Both the Web site and documentary have been funded by San Francisco-based Sun Fountain Productions, a nonprofit group founded in 1998 to help women fight war, racism and violence.

She compares the new site to the Vietnam Veterans Memorial Wall in Washington.

"People say that one of the most powerful impressions they have of the Wall is imagining the stories behind each of the names etched in granite," says Mrs. Sonneborn. "Now, the Widows of War Living Memorial actually lets you read these stories. As visitors wander through the site and read the stories, they will understand war on a personal level."

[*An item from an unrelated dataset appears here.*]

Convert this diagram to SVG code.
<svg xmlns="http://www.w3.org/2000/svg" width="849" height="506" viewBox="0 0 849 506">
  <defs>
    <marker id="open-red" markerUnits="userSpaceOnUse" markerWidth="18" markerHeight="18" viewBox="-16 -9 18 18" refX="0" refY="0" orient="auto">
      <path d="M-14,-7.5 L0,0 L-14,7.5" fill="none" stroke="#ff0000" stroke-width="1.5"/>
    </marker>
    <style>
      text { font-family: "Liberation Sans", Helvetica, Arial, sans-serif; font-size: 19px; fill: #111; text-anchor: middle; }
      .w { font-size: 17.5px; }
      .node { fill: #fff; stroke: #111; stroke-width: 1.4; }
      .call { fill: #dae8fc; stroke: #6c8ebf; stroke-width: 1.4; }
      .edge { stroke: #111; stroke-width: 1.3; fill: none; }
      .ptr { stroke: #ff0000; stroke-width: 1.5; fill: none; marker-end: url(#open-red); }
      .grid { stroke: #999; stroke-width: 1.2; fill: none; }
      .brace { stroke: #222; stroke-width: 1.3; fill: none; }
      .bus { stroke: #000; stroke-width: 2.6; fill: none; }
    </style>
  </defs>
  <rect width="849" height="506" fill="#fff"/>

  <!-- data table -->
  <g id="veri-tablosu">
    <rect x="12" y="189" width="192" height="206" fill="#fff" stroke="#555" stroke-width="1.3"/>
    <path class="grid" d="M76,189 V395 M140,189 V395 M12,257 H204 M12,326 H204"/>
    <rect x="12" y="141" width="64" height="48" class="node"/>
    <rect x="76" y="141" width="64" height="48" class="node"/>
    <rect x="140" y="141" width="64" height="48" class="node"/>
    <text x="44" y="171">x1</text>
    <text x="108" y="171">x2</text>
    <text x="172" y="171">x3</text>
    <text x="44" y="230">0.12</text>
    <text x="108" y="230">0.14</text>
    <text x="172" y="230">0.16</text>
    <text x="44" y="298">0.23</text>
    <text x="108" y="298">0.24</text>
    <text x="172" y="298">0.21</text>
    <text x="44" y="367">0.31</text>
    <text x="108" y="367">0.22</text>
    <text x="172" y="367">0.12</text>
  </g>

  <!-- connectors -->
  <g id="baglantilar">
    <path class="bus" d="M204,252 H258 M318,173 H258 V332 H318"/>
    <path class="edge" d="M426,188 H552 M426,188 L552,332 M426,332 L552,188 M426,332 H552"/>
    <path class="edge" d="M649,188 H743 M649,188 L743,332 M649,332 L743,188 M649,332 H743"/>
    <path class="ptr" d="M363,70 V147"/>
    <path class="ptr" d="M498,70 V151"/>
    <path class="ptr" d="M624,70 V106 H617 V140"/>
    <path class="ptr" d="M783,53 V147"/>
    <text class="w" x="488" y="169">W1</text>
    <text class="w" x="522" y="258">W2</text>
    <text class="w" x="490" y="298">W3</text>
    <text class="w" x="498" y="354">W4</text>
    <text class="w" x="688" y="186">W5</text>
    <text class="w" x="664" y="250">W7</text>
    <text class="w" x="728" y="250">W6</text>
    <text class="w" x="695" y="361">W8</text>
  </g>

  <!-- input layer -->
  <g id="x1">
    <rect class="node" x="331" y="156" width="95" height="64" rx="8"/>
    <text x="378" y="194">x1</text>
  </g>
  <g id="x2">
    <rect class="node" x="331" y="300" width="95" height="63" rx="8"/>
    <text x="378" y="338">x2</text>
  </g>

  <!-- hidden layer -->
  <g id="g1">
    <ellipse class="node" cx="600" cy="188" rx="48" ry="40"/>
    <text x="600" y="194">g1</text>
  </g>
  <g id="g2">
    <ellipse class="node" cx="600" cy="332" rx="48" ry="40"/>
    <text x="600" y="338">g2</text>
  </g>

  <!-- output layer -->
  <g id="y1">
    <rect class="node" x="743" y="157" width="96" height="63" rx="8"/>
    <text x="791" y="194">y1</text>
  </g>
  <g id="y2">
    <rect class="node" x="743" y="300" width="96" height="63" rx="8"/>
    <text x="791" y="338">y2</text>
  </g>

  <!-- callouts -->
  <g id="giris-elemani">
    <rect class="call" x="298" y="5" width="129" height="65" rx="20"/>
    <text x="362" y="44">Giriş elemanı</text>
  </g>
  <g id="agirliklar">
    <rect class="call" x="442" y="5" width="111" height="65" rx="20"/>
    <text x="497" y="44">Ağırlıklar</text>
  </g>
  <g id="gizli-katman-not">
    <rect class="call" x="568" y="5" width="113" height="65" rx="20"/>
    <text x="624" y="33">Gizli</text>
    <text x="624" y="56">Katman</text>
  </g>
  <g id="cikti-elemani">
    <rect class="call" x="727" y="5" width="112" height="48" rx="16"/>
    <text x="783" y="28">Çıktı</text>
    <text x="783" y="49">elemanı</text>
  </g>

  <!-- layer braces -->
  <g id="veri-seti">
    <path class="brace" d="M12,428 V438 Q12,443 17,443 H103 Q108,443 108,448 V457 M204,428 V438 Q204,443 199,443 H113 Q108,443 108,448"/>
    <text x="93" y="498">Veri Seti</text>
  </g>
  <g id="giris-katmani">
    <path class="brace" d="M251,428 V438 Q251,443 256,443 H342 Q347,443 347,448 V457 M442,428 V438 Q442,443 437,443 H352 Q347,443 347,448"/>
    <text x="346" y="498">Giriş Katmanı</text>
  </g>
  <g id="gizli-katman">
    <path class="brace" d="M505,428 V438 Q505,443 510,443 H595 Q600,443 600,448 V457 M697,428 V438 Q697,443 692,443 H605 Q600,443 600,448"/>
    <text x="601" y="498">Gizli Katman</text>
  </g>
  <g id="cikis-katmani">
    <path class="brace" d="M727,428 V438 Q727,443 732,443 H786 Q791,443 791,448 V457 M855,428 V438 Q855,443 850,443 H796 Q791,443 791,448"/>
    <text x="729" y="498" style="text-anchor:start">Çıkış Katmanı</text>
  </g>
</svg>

If the Wall is any indication, the War Widows site will be heavily visited.

A cyber-version of the Wall (www.thevirtualwall.org) was opened in November 1998, and it has posted more than 15,000 remembrances, says Jan Scruggs, the Vietnam veteran who led the efforts to build the Wall and to put the virtual Wall on the Web. The site averages 600,000 hits a month.

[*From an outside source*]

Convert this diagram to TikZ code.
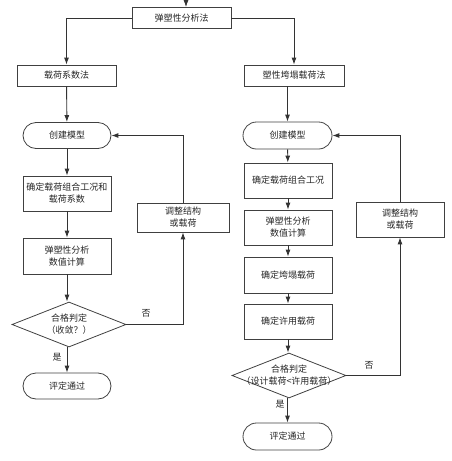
\documentclass[tikz,border=0pt]{standalone}
\usepackage{fontspec}
\newfontfamily\cjk{Noto Sans CJK SC}
\usetikzlibrary{shapes.geometric,arrows.meta}
\tikzset{
  flowline/.style={draw=black!80, line width=0.9pt},
  flowarrow/.style={flowline, -{Latex[length=7pt,width=5pt]}}
}

\begin{document}
\begin{tikzpicture}[x=1pt,y=-1pt]

  % --- styles ---
  \tikzset{
    procbox/.style={draw=black!75, line width=0.8pt, minimum width=88pt,
      minimum height=35pt, inner sep=1pt, align=center,
      font=\cjk\fontsize{9}{12}\selectfont, text=black!85},
    methodbox/.style={procbox, minimum width=99pt, minimum height=21pt},
    termbox/.style={procbox, minimum height=26pt, rounded corners=13pt},
    decide/.style={draw=black!75, line width=0.8pt, shape=diamond,
      minimum width=114pt, minimum height=45pt, inner sep=0pt},
    lbl/.style={font=\cjk\fontsize{9}{12}\selectfont, text=black!85,
      inner sep=1pt, align=center},
  }

  % --- frame ---
  \useasboundingbox (0,0) rectangle (452,461);

  % =========================
  %  TOP LEVEL
  % =========================

  \coordinate (in0) at (186,0);
  \node[methodbox] (top) at (181.5,18) {弹塑性分析法};
  \node[methodbox] (m1) at (66.5,75.5) {载荷系数法};
  \node[methodbox, minimum width=100pt] (m2) at (294,75.5) {塑性垮塌载荷法};

  \draw[flowarrow] (in0) -- (in0 |- top.north);
  \draw[flowarrow] (top.west) -| (m1.north);
  \draw[flowarrow] (top.east) -| (m2.north);

  % =========================
  %  LEFT COLUMN
  % =========================

  \node[termbox] (L1) at (67,135.5) {创建模型};
  \node[procbox] (L2) at (67,193.5) {确定载荷组合工况和\\载荷系数};
  \node[procbox, minimum height=36pt] (L3) at (67,256) {弹塑性分析\\数值计算};
  \node[decide] (L4) at (69,324.5) {};
  \node[lbl] (L4t) at (L4) {合格判定\\（收敛？）};
  \node[termbox] (L5) at (67,386) {评定通过};
  \node[procbox, minimum width=92pt, minimum height=29pt] (Ladj) at (183,217.5) {调整结构\\或载荷};
  \node[lbl] (Lno) at (146,313) {否};
  \node[lbl] (Lyes) at (57,357) {是};

  \draw[flowarrow] (m1) -- (L1);
  \draw[flowarrow] (L1) -- (L2);
  \draw[flowarrow] (L2) -- (L3);
  \draw[flowarrow] (L3) -- (L4.north -| L3.south);
  \draw[flowarrow] (L4.south -| L5.north) -- (L5);
  \draw[flowarrow] (L4.east) -| (Ladj.south);
  \draw[flowarrow] (Ladj.north) |- (L1.east);

  % =========================
  %  RIGHT COLUMN
  % =========================

  \node[termbox, minimum width=89pt, minimum height=27pt, rounded corners=13.5pt] (R1) at (287.5,135.5) {创建模型};
  \node[procbox] (R2) at (288,180.5) {确定载荷组合工况};
  \node[procbox] (R3) at (288,227.5) {弹塑性分析\\数值计算};
  \node[procbox, minimum height=36pt] (R4) at (288,275) {确定垮塌载荷};
  \node[procbox] (R5) at (288,321.5) {确定许用载荷};
  \node[decide] (R6) at (289,375.5) {};
  \node[lbl] (R6t) at (R6) {合格判定\\（设计载荷<许用载荷）};
  \node[termbox, minimum width=89pt, minimum height=27pt, rounded corners=13.5pt] (R7) at (287.5,436.5) {评定通过};
  \node[procbox] (Radj) at (400,219.5) {调整结构\\或载荷};
  \node[lbl] (Rno) at (369,365) {否};
  \node[lbl] (Ryes) at (280,404) {是};

  \draw[flowarrow] (m2.south -| R1.north) -- (R1);
  \draw[flowarrow] (R1) -- (R2);
  \draw[flowarrow] (R2) -- (R3);
  \draw[flowarrow] (R3) -- (R4);
  \draw[flowarrow] (R4) -- (R5);
  \draw[flowarrow] (R5.south) -- (R6.north -| R5.south);
  \draw[flowarrow] (R6.south -| R7.north) -- (R7);
  \draw[flowarrow] (R6.east) -| (Radj.south);
  \draw[flowarrow] (Radj.north) |- (R1.east);

\end{tikzpicture}
\end{document}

"Anything like this that helps people record their feelings and keeps the issue alive is good," Mrs. Scruggs says of the war widow site. "It doesn't end with a body, flag and casket," he says. "The pain just continues. It's a valuable lesson, and that's good."

Mrs. Freeland agrees. Her husband, Green Beret Capt. William W. Walker, was killed in Vietnam in 1970.

"How do you find the love of your life, and then they go away?" asks Mrs. Freeland, who, like Brown, has remarried. "I had just left him in Hawaii while he was on R&R.; He died two weeks later. He only had 30 days on his tour before he was coming home."

They wrote daily, but just before she received a "regret to inform" telegram, she sensed something was wrong.

"The worst part was seeing the postman pass my mailbox without stopping," Mrs. Freeland wrote in her remembrance. "There had been daily tapes and letters that passed between us and were the glue that held us together."

At 84, Mary Alice Giles still sees her late husband, Harlan Giles, in Atlanta's many trees. "He'd always been so agile and strong. He'd often climb to the tops of trees. I still think about that."

Mr. Giles was mortally wounded in the Battle of the Bulge in 1945, where a German bullet made him a paraplegic. He lived in pain until 1953.

In her remembrance, she described their life after he came home.

"My husband was a very brave person," she wrote. "He was always cheerful during his long illness. He never complained even though he was in much pain at times. I loved and admired Harlan very much. I cherish great memories of him."

Mrs. Sonneborn says her Web site is "a place for reconciliation, healing, communication. You no longer have to hold in feelings that are so powerful and strong."

For the most part, though, that's what war widows have been expected to do throughout history, she says.

"War has been an arena for men to speak out, not for women," she says. "It was difficult to get funding at first for this project because people didn't want to know what women thought about war."